1. 6.5-7" niger catifsh.
Eating shrimp,algae wafers,blood worms, black worms, and calamari
$40

2. 4.5" irwini catfish, bought from Juices GB buy. A slow grower but a nice catfish.
Eating shimp,algae wafers,blood worms, and black worms.
$45
Take both for $75. That alone is what I payed for the irwini when I first got it.

Pics will be up tomorrow.


----------



## BigPete (Apr 22, 2010)

^ pm'd for the irwini =D


----------



## snow (Apr 21, 2010)

Here are the pics of the catfish:
Irwini: Nice fat belly as you can see.








Niger, not the best photo. It was taken with a phone b/c the camera died after a took a picture of the irwini. Still a very nice catfish.


----------



## eternity302 (Apr 22, 2010)

=( jelouy! Those are both fish i want!


----------



## snow (Apr 21, 2010)

Then why don't you buy them?


----------



## eternity302 (Apr 22, 2010)

=( unless u want them to live in a 33gallon.. i dun think u would like to sell it to me! it'd be kinda torture!


----------



## snow (Apr 21, 2010)

Well not the niger for sure but the irwini are very slow growers.

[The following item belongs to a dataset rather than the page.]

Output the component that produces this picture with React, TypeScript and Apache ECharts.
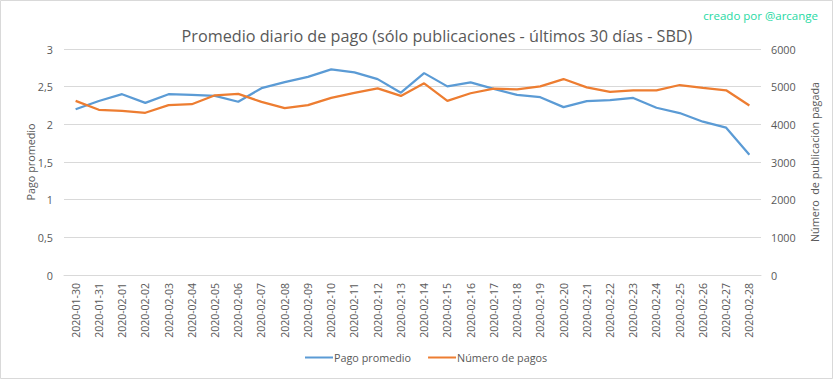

He would be fine in a tank that size for awile. I put him in my 135g at first but he was to small for that tank and was not getting enough food. Since then he has been living happy and content in a 29g.


----------



## eternity302 (Apr 22, 2010)

omg!! SNOW!! gimme ONE night to consider this! Just talked to my lady about it! =) I want it that bad..! LOL! As my plans for upgrading a 120..~


----------



## snow (Apr 21, 2010)

K just let me know.


----------



## snow (Apr 21, 2010)

BUMP......I want these guys gone soon!


----------



## snow (Apr 21, 2010)

Bump! I'd really like these guys gone. I want my FRT to have the tank to himself. I'll trade for some snakeheads or parrot fish too.


----------



## snow (Apr 21, 2010)

To the top!


----------



## snow (Apr 21, 2010)

Both on hold.....


----------



## snow (Apr 21, 2010)

Fish are SOLD....


----------